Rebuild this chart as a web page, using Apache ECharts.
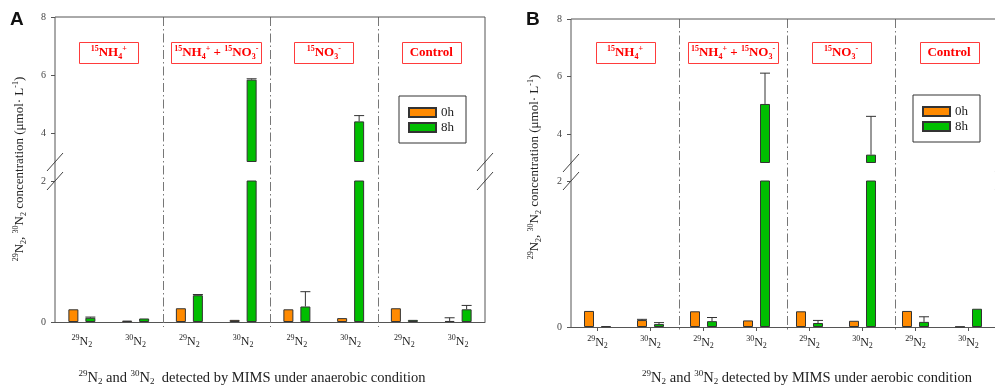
<!DOCTYPE html>
<html><head><meta charset="utf-8">
<script src="https://cdn.jsdelivr.net/npm/echarts@6/dist/echarts.min.js"></script>
<style>html,body{margin:0;padding:0;background:#fff}#c{width:995px;height:386px}</style>
</head><body><div id="c"></div>
<script>
// ---------- data ----------
const categories = ['29N2','30N2','29N2','30N2','29N2','30N2','29N2','30N2'];
const treatments = ['{sup|15}NH{sub|4}{sup|+}', '{sup|15}NH{sub|4}{sup|+} + {sup|15}NO{sub|3}{sup|-}', '{sup|15}NO{sub|3}{sup|-}', 'Control'];
const seriesNames = ['0h', '8h'];
const upperTicks = [4, 6, 8];
const lowerTicks = [0, 2];
// Panel A (anaerobic)
const A_0h     = [0.18, 0.02, 0.195, 0.03, 0.18, 0.055, 0.195, 0.015];
const A_0h_err = [0, 0, 0, 0, 0, 0, 0, 0.045];
const A_8h     = [0.06, 0.05, 0.38, 5.84, 0.22, 4.40, 0.03, 0.18];
const A_8h_err = [0.01, 0, 0.01, 0.03, 0.21, 0.20, 0, 0.055];
// Panel B (aerobic)
const B_0h     = [0.22, 0.095, 0.215, 0.09, 0.215, 0.085, 0.22, 0.005];
const B_0h_err = [0, 0.01, 0, 0, 0, 0, 0, 0];
const B_8h     = [0.01, 0.04, 0.08, 5.05, 0.055, 3.29, 0.07, 0.25];
const B_8h_err = [0, 0.02, 0.05, 1.07, 0.035, 1.33, 0.07, 0];
const panelLetters = ['A', 'B'];
const xTitles = ['{sup|29}N{sub|2} and {sup|30}N{sub|2}  detected by MIMS under anaerobic condition',
                 '{sup|29}N{sub|2} and {sup|30}N{sub|2} detected by MIMS under aerobic condition'];
const yTitle = '{sup|29}N{sub|2}, {sup|30}N{sub|2} concentration (μmol· L{sup|-1})';

// ---------- layout / style ----------
const FONT = '"Liberation Serif", "Times New Roman", serif';
const UP_MIN = 3, UP_MAX = 8, LOW_MIN = 0, LOW_MAX = 2;
const colors = ['#FF8A00', '#00BE00'];
const panels = [
  {left: 55, width: 430, upTop: 17, upH: 145, lowTop: 181, lowH: 141, labMargin: 12, xTicks: false,
   vals: [A_0h, A_8h], errs: [A_0h_err, A_8h_err], legend: [399, 96], letter: [10, 20], xTitle: [252, 378], yTitle: [20, 169]},
  {left: 571, width: 432, upTop: 19, upH: 144, lowTop: 181, lowH: 146, labMargin: 8, xTicks: true,
   vals: [B_0h, B_8h], errs: [B_0h_err, B_8h_err], legend: [913, 95], letter: [526, 20], xTitle: [807, 378], yTitle: [535, 167]}
];
const boxW = [59, 90, 59, 59];
const BAR_W = 10, BAR_OFF = 8.5;

const richSmall = (fs) => ({
  sup: {fontSize: Math.round(fs * 0.65), fontFamily: FONT, color: '#222', padding: [0, 0, Math.round(fs * 0.6), 0]},
  sub: {fontSize: Math.round(fs * 0.65), fontFamily: FONT, color: '#222', padding: [Math.round(fs * 0.5), 0, 0, 0]}
});
const catLabel = (s) => { const m = s.match(/^(\d+)N(\d)$/); return m ? `{sup|${m[1]}}N{sub|${m[2]}}` : s; };

const grids = [], xAxes = [], yAxes = [], series = [], legends = [], graphics = [];

function errRender(offset) {
  return function (params, api) {
    const i = api.value(0), lo = api.value(1), hi = api.value(2);
    const a = api.coord([i, lo]), b = api.coord([i, hi]);
    const cx = a[0] + offset;
    return {type: 'group', children: [
      {type: 'line', shape: {x1: cx, y1: a[1], x2: cx, y2: b[1]}, style: {stroke: '#333', lineWidth: 1}},
      {type: 'line', shape: {x1: cx - 5, y1: b[1], x2: cx + 5, y2: b[1]}, style: {stroke: '#333', lineWidth: 1}}
    ]};
  };
}

panels.forEach((p, pi) => {
  const gUp = grids.length, gLow = gUp + 1;
  grids.push({left: p.left, top: p.upTop, width: p.width, height: p.upH});
  grids.push({left: p.left, top: p.lowTop, width: p.width, height: p.lowH});
  // x axes
  xAxes.push({type: 'category', gridIndex: gUp, data: categories, show: false});
  xAxes.push({type: 'category', gridIndex: gLow, data: categories,
    axisLine: {lineStyle: {color: '#555', width: 1}},
    axisTick: {show: p.xTicks, alignWithLabel: true, interval: 0, length: 4, lineStyle: {color: '#555'}},
    axisLabel: {interval: 0, formatter: catLabel, margin: p.labMargin, color: '#222', fontFamily: FONT, fontSize: 12, rich: richSmall(12)}
  });
  // y axes
  const yCommon = {
    axisLine: {show: false},
    axisTick: {show: true, length: 4, lineStyle: {color: '#555'}},
    splitLine: {show: false},
    axisLabel: {color: '#444', fontFamily: FONT, fontSize: 10, margin: 9}
  };
  yAxes.push(Object.assign({}, yCommon, {type: 'value', gridIndex: gUp, min: UP_MIN, max: UP_MAX, startValue: UP_MIN,
    axisLabel: Object.assign({}, yCommon.axisLabel, {customValues: upperTicks}),
    axisTick: Object.assign({}, yCommon.axisTick, {customValues: upperTicks})}));
  yAxes.push(Object.assign({}, yCommon, {type: 'value', gridIndex: gLow, min: LOW_MIN, max: LOW_MAX,
    axisLabel: Object.assign({}, yCommon.axisLabel, {customValues: lowerTicks}),
    axisTick: Object.assign({}, yCommon.axisTick, {customValues: lowerTicks})}));

  seriesNames.forEach((name, k) => {
    const vals = p.vals[k], errs = p.errs[k];
    const style = {color: colors[k], borderColor: '#333', borderWidth: 1};
    const offset = k === 0 ? -BAR_OFF : BAR_OFF;
    // upper segment bars
    series.push({type: 'bar', name, xAxisIndex: gUp, yAxisIndex: gUp, barWidth: BAR_W, barGap: '70%', clip: true,
      data: vals.map(v => v > UP_MIN ? v : '-'), itemStyle: style, z: 2});
    // lower segment bars
    series.push({type: 'bar', name, xAxisIndex: gLow, yAxisIndex: gLow, barWidth: BAR_W, barGap: '70%', clip: true,
      data: vals, itemStyle: style, z: 2});
    // error bars
    const upErr = [], lowErr = [];
    vals.forEach((v, i) => {
      if (!errs[i]) return;
      if (v > UP_MIN) upErr.push([i, v, v + errs[i]]);
      else if (v < LOW_MAX) lowErr.push([i, v, v + errs[i]]);
    });
    series.push({type: 'custom', name, xAxisIndex: gUp, yAxisIndex: gUp, renderItem: errRender(offset), data: upErr, encode: {x: 0, y: [1, 2]}, z: 5, silent: true});
    series.push({type: 'custom', name, xAxisIndex: gLow, yAxisIndex: gLow, renderItem: errRender(offset), data: lowErr, encode: {x: 0, y: [1, 2]}, z: 5, silent: true});
  });

  legends.push({data: seriesNames, left: p.legend[0], top: p.legend[1], orient: 'vertical', icon: 'rect',
    itemWidth: 27, itemHeight: 9, itemGap: 0, itemTextGap: 7, padding: [9, 12, 8, 9],
    borderColor: '#333', borderWidth: 1, backgroundColor: '#fff',
    textStyle: {fontFamily: FONT, fontSize: 13, color: '#222', lineHeight: 15}});

  // ---- decorations (frame, separators, breaks, labels) ----
  const L = p.left, R = p.left + p.width, T = p.upTop, B = p.lowTop + p.lowH;
  const upB = p.upTop + p.upH, lowT = p.lowTop;
  const ls = {stroke: '#555', lineWidth: 1};
  graphics.push({type: 'line', shape: {x1: L, y1: T, x2: L, y2: B}, style: ls, z: 10});
  graphics.push({type: 'line', shape: {x1: L, y1: T, x2: R, y2: T}, style: ls, z: 10});
  graphics.push({type: 'line', shape: {x1: R, y1: T, x2: R, y2: B}, style: ls, z: 10});
  for (let k = 1; k < 4; k++) {
    const x = Math.round(L + k * p.width / 4) + 0.5;
    graphics.push({type: 'line', shape: {x1: x, y1: T, x2: x, y2: B + 5},
      style: {stroke: '#777', lineWidth: 1, lineDash: [9, 3, 1.5, 3]}, z: 9});
  }
  [L, R].forEach(x => [upB, lowT].forEach(y => {
    graphics.push({type: 'line', shape: {x1: x - 8, y1: y + 9, x2: x + 8, y2: y - 9}, style: {stroke: '#444', lineWidth: 1}, z: 11});
  }));
  // treatment boxes
  treatments.forEach((t, k) => {
    const cx = L + (k + 0.5) * p.width / 4;
    graphics.push({type: 'rect', shape: {x: Math.round(cx - boxW[k] / 2) + 0.5, y: 42.5, width: boxW[k], height: 21},
      style: {fill: '#fff', stroke: '#FF3B3B', lineWidth: 1}, z: 12});
    graphics.push({type: 'text', x: cx, y: 53, z: 13, style: {text: t, fill: '#FF0000', fontFamily: FONT, fontSize: 13, fontWeight: 'bold',
      align: 'center', verticalAlign: 'middle', textAlign: 'center', textVerticalAlign: 'middle',
      rich: {sup: {fontSize: 8, fontWeight: 'bold', fontFamily: FONT, fill: '#FF0000', padding: [0, 0, 8, 0]},
             sub: {fontSize: 8, fontWeight: 'bold', fontFamily: FONT, fill: '#FF0000', padding: [7, 0, 0, 0]}}}});
  });
  // panel letter
  graphics.push({type: 'text', x: p.letter[0], y: p.letter[1], style: {text: panelLetters[pi], fill: '#111',
    font: 'bold 19px "Liberation Sans", Arial, sans-serif', verticalAlign: 'middle', textVerticalAlign: 'middle'}, z: 13});
  // axis titles
  graphics.push({type: 'text', x: p.xTitle[0], y: p.xTitle[1], z: 13, style: {text: xTitles[pi], fill: '#222', fontFamily: FONT, fontSize: 14.5,
    align: 'center', verticalAlign: 'middle', textAlign: 'center', textVerticalAlign: 'middle',
    rich: {sup: {fontSize: 9, fontFamily: FONT, fill: '#222', padding: [0, 0, 8, 0]}, sub: {fontSize: 9, fontFamily: FONT, fill: '#222', padding: [7, 0, 0, 0]}}}});
  graphics.push({type: 'text', x: p.yTitle[0], y: p.yTitle[1], rotation: Math.PI / 2, z: 13, style: {text: yTitle, fill: '#222', fontFamily: FONT, fontSize: 13,
    align: 'center', verticalAlign: 'middle', textAlign: 'center', textVerticalAlign: 'middle',
    rich: {sup: {fontSize: 8, fontFamily: FONT, fill: '#222', padding: [0, 0, 8, 0]}, sub: {fontSize: 8, fontFamily: FONT, fill: '#222', padding: [7, 0, 0, 0]}}}});
});

const chart = echarts.init(document.getElementById('c'), null, {renderer: 'canvas'});
chart.setOption({
  animation: false,
  backgroundColor: '#fff',
  grid: grids, xAxis: xAxes, yAxis: yAxes, series, legend: legends,
  graphic: {elements: graphics}
});
</script></body></html>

===============

• _DIRECTIONS_
Repeat exactly and only the lines from the start of the data above through the line that holds "const BAR_W = 10, BAR_OFF = 8.5;", inclusive. Pictures do not belong in the copy.

• _EXPECTED ANSWER_
Rebuild this chart as a web page, using Apache ECharts.
<!DOCTYPE html>
<html><head><meta charset="utf-8">
<script src="https://cdn.jsdelivr.net/npm/echarts@6/dist/echarts.min.js"></script>
<style>html,body{margin:0;padding:0;background:#fff}#c{width:995px;height:386px}</style>
</head><body><div id="c"></div>
<script>
// ---------- data ----------
const categories = ['29N2','30N2','29N2','30N2','29N2','30N2','29N2','30N2'];
const treatments = ['{sup|15}NH{sub|4}{sup|+}', '{sup|15}NH{sub|4}{sup|+} + {sup|15}NO{sub|3}{sup|-}', '{sup|15}NO{sub|3}{sup|-}', 'Control'];
const seriesNames = ['0h', '8h'];
const upperTicks = [4, 6, 8];
const lowerTicks = [0, 2];
// Panel A (anaerobic)
const A_0h     = [0.18, 0.02, 0.195, 0.03, 0.18, 0.055, 0.195, 0.015];
const A_0h_err = [0, 0, 0, 0, 0, 0, 0, 0.045];
const A_8h     = [0.06, 0.05, 0.38, 5.84, 0.22, 4.40, 0.03, 0.18];
const A_8h_err = [0.01, 0, 0.01, 0.03, 0.21, 0.20, 0, 0.055];
// Panel B (aerobic)
const B_0h     = [0.22, 0.095, 0.215, 0.09, 0.215, 0.085, 0.22, 0.005];
const B_0h_err = [0, 0.01, 0, 0, 0, 0, 0, 0];
const B_8h     = [0.01, 0.04, 0.08, 5.05, 0.055, 3.29, 0.07, 0.25];
const B_8h_err = [0, 0.02, 0.05, 1.07, 0.035, 1.33, 0.07, 0];
const panelLetters = ['A', 'B'];
const xTitles = ['{sup|29}N{sub|2} and {sup|30}N{sub|2}  detected by MIMS under anaerobic condition',
                 '{sup|29}N{sub|2} and {sup|30}N{sub|2} detected by MIMS under aerobic condition'];
const yTitle = '{sup|29}N{sub|2}, {sup|30}N{sub|2} concentration (μmol· L{sup|-1})';

// ---------- layout / style ----------
const FONT = '"Liberation Serif", "Times New Roman", serif';
const UP_MIN = 3, UP_MAX = 8, LOW_MIN = 0, LOW_MAX = 2;
const colors = ['#FF8A00', '#00BE00'];
const panels = [
  {left: 55, width: 430, upTop: 17, upH: 145, lowTop: 181, lowH: 141, labMargin: 12, xTicks: false,
   vals: [A_0h, A_8h], errs: [A_0h_err, A_8h_err], legend: [399, 96], letter: [10, 20], xTitle: [252, 378], yTitle: [20, 169]},
  {left: 571, width: 432, upTop: 19, upH: 144, lowTop: 181, lowH: 146, labMargin: 8, xTicks: true,
   vals: [B_0h, B_8h], errs: [B_0h_err, B_8h_err], legend: [913, 95], letter: [526, 20], xTitle: [807, 378], yTitle: [535, 167]}
];
const boxW = [59, 90, 59, 59];
const BAR_W = 10, BAR_OFF = 8.5;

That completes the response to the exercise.